PROBLEM DESCRIPTION –
Please set down all the lines beneath this one exactly, without the pictures.

========

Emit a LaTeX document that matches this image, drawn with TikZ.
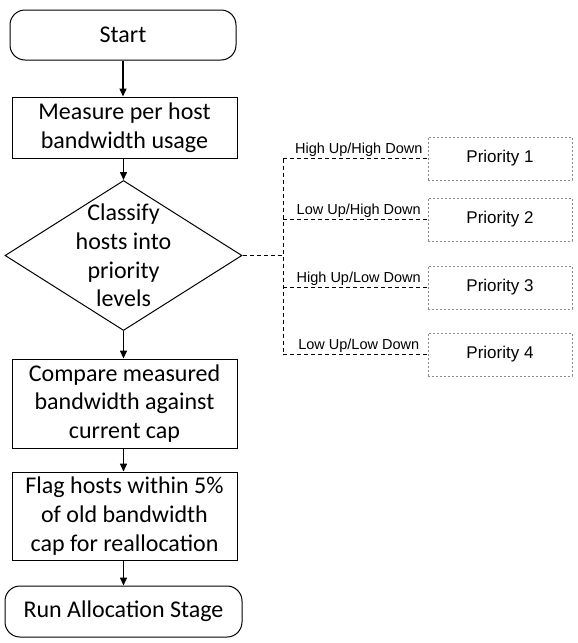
\documentclass[tikz,border=0pt]{standalone}
\usepackage{fontspec}
\setmainfont{Carlito}
\newfontfamily\arialf{Liberation Sans}
\usetikzlibrary{shapes.geometric,arrows.meta,calc}
\tikzset{
  base/.style={draw=black, line width=1pt, inner sep=0pt, align=center,
    font=\fontsize{24}{28.7}\selectfont},
  termbox/.style={base, rounded corners=15pt},
  procbox/.style={base},
  flowarrow/.style={line width=1.5pt, -{Triangle[length=8pt,width=7pt]}},
  branch/.style={line width=1pt, dash pattern=on 4pt off 3pt},
  prio/.style={draw=gray!90, line width=1pt, dash pattern=on 2pt off 2pt,
    minimum width=144pt, minimum height=43pt, inner sep=0pt,
    font=\arialf\fontsize{17}{19}\selectfont},
  blabel/.style={font=\arialf\fontsize{14.5}{16}\selectfont, anchor=base,
    inner sep=0pt, yshift=5pt, xshift=3.5pt}
}
\begin{document}
\begin{tikzpicture}[x=1pt,y=-1pt]
\useasboundingbox (0,0) rectangle (578,643);
\node[termbox, minimum width=226pt, minimum height=50pt] (start) at (123,35) {Start};
\node[procbox, minimum width=225pt, minimum height=61pt] (measure) at (124.5,127.5) {Measure per host\\bandwidth usage};
\node[draw=black, line width=1pt, shape=diamond, inner sep=0pt, minimum width=237pt, minimum height=150pt] (dia) at (123.5,255.5) {};
\node[align=center, inner sep=0pt, font=\fontsize{24}{28.7}\selectfont] (diatext) at (dia.center) {Classify\\hosts into\\priority\\levels};
\node[procbox, minimum width=225pt, minimum height=89pt] (compare) at (124.5,403.5) {Compare measured\\bandwidth against\\current cap};
\node[procbox, minimum width=225pt, minimum height=88pt] (flag) at (124.5,516) {Flag hosts within 5\%\\of old bandwidth\\cap for reallocation};
\node[termbox, minimum width=237pt, minimum height=51pt] (run) at (123.5,611.5) {Run Allocation Stage};

\draw[flowarrow] (start.south) -- (start.south |- measure.north);
\draw[flowarrow] (measure.south -| dia.north) -- (dia.north);
\draw[flowarrow] (dia.south) -- (dia.south |- compare.north);
\draw[flowarrow] (compare.south -| dia.south) -- (dia.south |- flag.north);
\draw[flowarrow] (flag.south -| dia.south) -- (dia.south |- run.north);

\node[prio] (p1) at (500,158.5) {Priority 1};
\node[prio] (p2) at (500,219.5) {Priority 2};
\node[prio] (p3) at (500,287.5) {Priority 3};
\node[prio] (p4) at (500,354.5) {Priority 4};

\coordinate (j) at (283,0);
\draw[branch] (dia.east) -- (dia.east -| j);
\draw[branch] (p1.west -| j) -- (p4.west -| j);
\draw[branch] (p1.west -| j) -- node[blabel] (l1) {High Up/High Down} (p1.west);
\draw[branch] (p2.west -| j) -- node[blabel] (l2) {Low Up/High Down} (p2.west);
\draw[branch] (p3.west -| j) -- node[blabel] (l3) {High Up/Low Down} (p3.west);
\draw[branch] (p4.west -| j) -- node[blabel] (l4) {Low Up/Low Down} (p4.west);
\end{tikzpicture}
\end{document}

========

THE RESULT –
Emit a LaTeX document that matches this image, drawn with TikZ.
\documentclass[tikz,border=0pt]{standalone}
\usepackage{fontspec}
\setmainfont{Carlito}
\newfontfamily\arialf{Liberation Sans}
\usetikzlibrary{shapes.geometric,arrows.meta,calc}
\tikzset{
  base/.style={draw=black, line width=1pt, inner sep=0pt, align=center,
    font=\fontsize{24}{28.7}\selectfont},
  termbox/.style={base, rounded corners=15pt},
  procbox/.style={base},
  flowarrow/.style={line width=1.5pt, -{Triangle[length=8pt,width=7pt]}},
  branch/.style={line width=1pt, dash pattern=on 4pt off 3pt},
  prio/.style={draw=gray!90, line width=1pt, dash pattern=on 2pt off 2pt,
    minimum width=144pt, minimum height=43pt, inner sep=0pt,
    font=\arialf\fontsize{17}{19}\selectfont},
  blabel/.style={font=\arialf\fontsize{14.5}{16}\selectfont, anchor=base,
    inner sep=0pt, yshift=5pt, xshift=3.5pt}
}
\begin{document}
\begin{tikzpicture}[x=1pt,y=-1pt]
\useasboundingbox (0,0) rectangle (578,643);
\node[termbox, minimum width=226pt, minimum height=50pt] (start) at (123,35) {Start};
\node[procbox, minimum width=225pt, minimum height=61pt] (measure) at (124.5,127.5) {Measure per host\\bandwidth usage};
\node[draw=black, line width=1pt, shape=diamond, inner sep=0pt, minimum width=237pt, minimum height=150pt] (dia) at (123.5,255.5) {};
\node[align=center, inner sep=0pt, font=\fontsize{24}{28.7}\selectfont] (diatext) at (dia.center) {Classify\\hosts into\\priority\\levels};
\node[procbox, minimum width=225pt, minimum height=89pt] (compare) at (124.5,403.5) {Compare measured\\bandwidth against\\current cap};
\node[procbox, minimum width=225pt, minimum height=88pt] (flag) at (124.5,516) {Flag hosts within 5\%\\of old bandwidth\\cap for reallocation};
\node[termbox, minimum width=237pt, minimum height=51pt] (run) at (123.5,611.5) {Run Allocation Stage};

\draw[flowarrow] (start.south) -- (start.south |- measure.north);
\draw[flowarrow] (measure.south -| dia.north) -- (dia.north);
\draw[flowarrow] (dia.south) -- (dia.south |- compare.north);
\draw[flowarrow] (compare.south -| dia.south) -- (dia.south |- flag.north);
\draw[flowarrow] (flag.south -| dia.south) -- (dia.south |- run.north);

\node[prio] (p1) at (500,158.5) {Priority 1};
\node[prio] (p2) at (500,219.5) {Priority 2};
\node[prio] (p3) at (500,287.5) {Priority 3};
\node[prio] (p4) at (500,354.5) {Priority 4};

\coordinate (j) at (283,0);
\draw[branch] (dia.east) -- (dia.east -| j);
\draw[branch] (p1.west -| j) -- (p4.west -| j);
\draw[branch] (p1.west -| j) -- node[blabel] (l1) {High Up/High Down} (p1.west);
\draw[branch] (p2.west -| j) -- node[blabel] (l2) {Low Up/High Down} (p2.west);
\draw[branch] (p3.west -| j) -- node[blabel] (l3) {High Up/Low Down} (p3.west);
\draw[branch] (p4.west -| j) -- node[blabel] (l4) {Low Up/Low Down} (p4.west);
\end{tikzpicture}
\end{document}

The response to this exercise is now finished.